Give back an exact copy of the lines from the start of the material through the line bearing "1, 1, 1, 1, 1];". Include both ends and nothing else.

%%

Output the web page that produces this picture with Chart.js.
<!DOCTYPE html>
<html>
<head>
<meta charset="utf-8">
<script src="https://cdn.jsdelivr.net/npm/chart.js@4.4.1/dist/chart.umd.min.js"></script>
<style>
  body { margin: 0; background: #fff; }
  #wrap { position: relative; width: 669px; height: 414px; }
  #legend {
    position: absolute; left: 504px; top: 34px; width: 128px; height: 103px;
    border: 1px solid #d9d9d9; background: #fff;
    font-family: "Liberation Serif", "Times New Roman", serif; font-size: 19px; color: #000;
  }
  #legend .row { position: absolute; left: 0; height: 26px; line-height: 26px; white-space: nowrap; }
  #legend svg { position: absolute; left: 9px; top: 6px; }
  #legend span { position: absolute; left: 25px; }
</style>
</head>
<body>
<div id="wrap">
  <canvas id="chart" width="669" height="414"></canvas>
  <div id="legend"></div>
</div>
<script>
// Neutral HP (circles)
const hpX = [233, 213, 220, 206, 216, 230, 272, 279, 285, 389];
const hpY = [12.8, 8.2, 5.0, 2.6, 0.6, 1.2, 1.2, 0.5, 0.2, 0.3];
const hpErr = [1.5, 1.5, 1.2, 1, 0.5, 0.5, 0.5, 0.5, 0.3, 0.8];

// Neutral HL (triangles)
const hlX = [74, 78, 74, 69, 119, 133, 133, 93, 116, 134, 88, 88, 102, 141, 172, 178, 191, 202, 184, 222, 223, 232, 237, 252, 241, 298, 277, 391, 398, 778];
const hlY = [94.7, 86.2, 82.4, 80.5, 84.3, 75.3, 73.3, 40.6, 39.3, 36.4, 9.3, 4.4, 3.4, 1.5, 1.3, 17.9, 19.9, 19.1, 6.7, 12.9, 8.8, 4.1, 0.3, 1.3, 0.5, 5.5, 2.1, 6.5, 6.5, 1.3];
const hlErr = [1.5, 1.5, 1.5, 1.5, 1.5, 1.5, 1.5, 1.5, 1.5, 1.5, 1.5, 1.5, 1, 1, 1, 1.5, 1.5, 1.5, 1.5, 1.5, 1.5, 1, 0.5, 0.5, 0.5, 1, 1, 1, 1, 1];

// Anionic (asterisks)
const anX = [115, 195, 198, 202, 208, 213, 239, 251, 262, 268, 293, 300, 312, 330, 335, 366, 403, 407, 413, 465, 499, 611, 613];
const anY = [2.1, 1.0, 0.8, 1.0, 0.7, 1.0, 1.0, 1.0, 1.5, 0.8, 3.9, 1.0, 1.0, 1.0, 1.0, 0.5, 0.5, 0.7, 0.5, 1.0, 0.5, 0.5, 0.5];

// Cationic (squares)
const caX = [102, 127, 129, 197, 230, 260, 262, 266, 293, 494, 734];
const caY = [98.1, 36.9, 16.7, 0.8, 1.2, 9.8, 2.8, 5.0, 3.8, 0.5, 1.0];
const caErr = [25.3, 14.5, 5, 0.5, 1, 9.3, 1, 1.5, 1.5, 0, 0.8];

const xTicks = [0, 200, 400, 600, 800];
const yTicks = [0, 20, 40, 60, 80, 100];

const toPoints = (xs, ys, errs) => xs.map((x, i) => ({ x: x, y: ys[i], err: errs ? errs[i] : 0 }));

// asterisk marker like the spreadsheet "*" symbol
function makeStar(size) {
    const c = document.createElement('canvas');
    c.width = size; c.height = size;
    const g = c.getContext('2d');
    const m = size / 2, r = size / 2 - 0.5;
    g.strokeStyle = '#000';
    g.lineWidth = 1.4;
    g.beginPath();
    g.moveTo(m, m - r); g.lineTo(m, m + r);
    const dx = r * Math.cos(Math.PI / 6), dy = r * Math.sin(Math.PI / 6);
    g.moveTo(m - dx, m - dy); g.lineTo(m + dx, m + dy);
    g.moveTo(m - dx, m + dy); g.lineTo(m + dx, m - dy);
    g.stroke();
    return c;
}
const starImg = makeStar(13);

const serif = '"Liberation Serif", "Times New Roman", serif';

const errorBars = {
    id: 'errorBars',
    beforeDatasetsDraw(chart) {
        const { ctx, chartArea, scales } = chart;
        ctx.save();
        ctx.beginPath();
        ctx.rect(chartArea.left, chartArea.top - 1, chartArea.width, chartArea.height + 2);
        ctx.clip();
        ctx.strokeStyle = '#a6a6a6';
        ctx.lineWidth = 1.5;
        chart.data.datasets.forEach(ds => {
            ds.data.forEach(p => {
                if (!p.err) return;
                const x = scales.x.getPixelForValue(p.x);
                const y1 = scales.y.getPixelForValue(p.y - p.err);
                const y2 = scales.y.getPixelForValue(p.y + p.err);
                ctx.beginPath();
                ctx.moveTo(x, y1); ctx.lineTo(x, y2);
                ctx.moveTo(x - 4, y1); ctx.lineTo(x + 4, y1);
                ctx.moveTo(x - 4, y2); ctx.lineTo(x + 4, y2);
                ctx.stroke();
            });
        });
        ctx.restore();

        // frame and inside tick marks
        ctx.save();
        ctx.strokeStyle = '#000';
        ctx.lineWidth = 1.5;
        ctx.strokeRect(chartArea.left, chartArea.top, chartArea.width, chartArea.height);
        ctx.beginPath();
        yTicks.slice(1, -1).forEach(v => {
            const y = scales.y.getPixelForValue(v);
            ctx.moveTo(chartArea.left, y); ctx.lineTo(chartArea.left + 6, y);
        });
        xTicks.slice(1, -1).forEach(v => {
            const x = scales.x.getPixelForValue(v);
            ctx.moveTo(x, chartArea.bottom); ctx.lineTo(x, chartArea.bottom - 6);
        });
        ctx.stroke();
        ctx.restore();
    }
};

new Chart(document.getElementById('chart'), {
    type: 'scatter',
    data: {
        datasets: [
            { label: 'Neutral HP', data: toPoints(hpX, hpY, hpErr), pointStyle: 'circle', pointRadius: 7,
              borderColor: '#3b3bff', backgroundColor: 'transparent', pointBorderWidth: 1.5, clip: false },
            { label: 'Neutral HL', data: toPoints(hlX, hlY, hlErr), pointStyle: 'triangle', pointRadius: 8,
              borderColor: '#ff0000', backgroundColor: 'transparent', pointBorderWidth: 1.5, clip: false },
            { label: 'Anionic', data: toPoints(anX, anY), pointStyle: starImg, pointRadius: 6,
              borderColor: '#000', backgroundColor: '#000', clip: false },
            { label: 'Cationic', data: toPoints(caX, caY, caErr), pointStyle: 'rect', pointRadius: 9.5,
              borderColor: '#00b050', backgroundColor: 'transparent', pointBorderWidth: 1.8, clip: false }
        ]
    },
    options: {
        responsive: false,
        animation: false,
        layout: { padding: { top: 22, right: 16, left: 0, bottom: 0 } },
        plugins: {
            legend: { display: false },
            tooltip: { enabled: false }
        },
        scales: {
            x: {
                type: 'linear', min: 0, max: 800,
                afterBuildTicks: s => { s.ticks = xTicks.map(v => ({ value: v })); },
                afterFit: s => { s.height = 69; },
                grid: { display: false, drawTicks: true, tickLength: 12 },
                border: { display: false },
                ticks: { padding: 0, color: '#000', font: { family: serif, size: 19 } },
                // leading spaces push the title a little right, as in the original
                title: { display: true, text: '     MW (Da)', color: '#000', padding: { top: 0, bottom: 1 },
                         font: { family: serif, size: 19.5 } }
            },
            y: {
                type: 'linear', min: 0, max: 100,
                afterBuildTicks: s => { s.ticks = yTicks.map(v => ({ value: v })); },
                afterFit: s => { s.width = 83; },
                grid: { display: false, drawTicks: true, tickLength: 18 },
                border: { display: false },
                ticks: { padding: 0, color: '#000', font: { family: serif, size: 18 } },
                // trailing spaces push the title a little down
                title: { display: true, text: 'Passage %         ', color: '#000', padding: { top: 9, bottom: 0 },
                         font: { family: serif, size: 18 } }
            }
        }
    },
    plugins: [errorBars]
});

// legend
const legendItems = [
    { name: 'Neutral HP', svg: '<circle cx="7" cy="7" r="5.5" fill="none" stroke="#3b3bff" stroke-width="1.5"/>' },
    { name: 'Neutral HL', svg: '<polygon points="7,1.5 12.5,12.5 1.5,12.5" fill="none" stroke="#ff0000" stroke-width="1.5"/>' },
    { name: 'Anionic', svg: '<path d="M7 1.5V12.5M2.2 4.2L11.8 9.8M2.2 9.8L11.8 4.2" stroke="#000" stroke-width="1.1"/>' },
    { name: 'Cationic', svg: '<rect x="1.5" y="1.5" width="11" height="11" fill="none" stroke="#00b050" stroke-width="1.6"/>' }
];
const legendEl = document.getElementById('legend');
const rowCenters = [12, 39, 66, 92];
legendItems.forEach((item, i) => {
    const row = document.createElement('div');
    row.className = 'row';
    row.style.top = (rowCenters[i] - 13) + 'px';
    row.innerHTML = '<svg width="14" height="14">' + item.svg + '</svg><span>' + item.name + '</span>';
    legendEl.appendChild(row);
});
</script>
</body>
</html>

%%

Correct answer —
Output the web page that produces this picture with Chart.js.
<!DOCTYPE html>
<html>
<head>
<meta charset="utf-8">
<script src="https://cdn.jsdelivr.net/npm/chart.js@4.4.1/dist/chart.umd.min.js"></script>
<style>
  body { margin: 0; background: #fff; }
  #wrap { position: relative; width: 669px; height: 414px; }
  #legend {
    position: absolute; left: 504px; top: 34px; width: 128px; height: 103px;
    border: 1px solid #d9d9d9; background: #fff;
    font-family: "Liberation Serif", "Times New Roman", serif; font-size: 19px; color: #000;
  }
  #legend .row { position: absolute; left: 0; height: 26px; line-height: 26px; white-space: nowrap; }
  #legend svg { position: absolute; left: 9px; top: 6px; }
  #legend span { position: absolute; left: 25px; }
</style>
</head>
<body>
<div id="wrap">
  <canvas id="chart" width="669" height="414"></canvas>
  <div id="legend"></div>
</div>
<script>
// Neutral HP (circles)
const hpX = [233, 213, 220, 206, 216, 230, 272, 279, 285, 389];
const hpY = [12.8, 8.2, 5.0, 2.6, 0.6, 1.2, 1.2, 0.5, 0.2, 0.3];
const hpErr = [1.5, 1.5, 1.2, 1, 0.5, 0.5, 0.5, 0.5, 0.3, 0.8];

// Neutral HL (triangles)
const hlX = [74, 78, 74, 69, 119, 133, 133, 93, 116, 134, 88, 88, 102, 141, 172, 178, 191, 202, 184, 222, 223, 232, 237, 252, 241, 298, 277, 391, 398, 778];
const hlY = [94.7, 86.2, 82.4, 80.5, 84.3, 75.3, 73.3, 40.6, 39.3, 36.4, 9.3, 4.4, 3.4, 1.5, 1.3, 17.9, 19.9, 19.1, 6.7, 12.9, 8.8, 4.1, 0.3, 1.3, 0.5, 5.5, 2.1, 6.5, 6.5, 1.3];
const hlErr = [1.5, 1.5, 1.5, 1.5, 1.5, 1.5, 1.5, 1.5, 1.5, 1.5, 1.5, 1.5, 1, 1, 1, 1.5, 1.5, 1.5, 1.5, 1.5, 1.5, 1, 0.5, 0.5, 0.5, 1, 1, 1, 1, 1];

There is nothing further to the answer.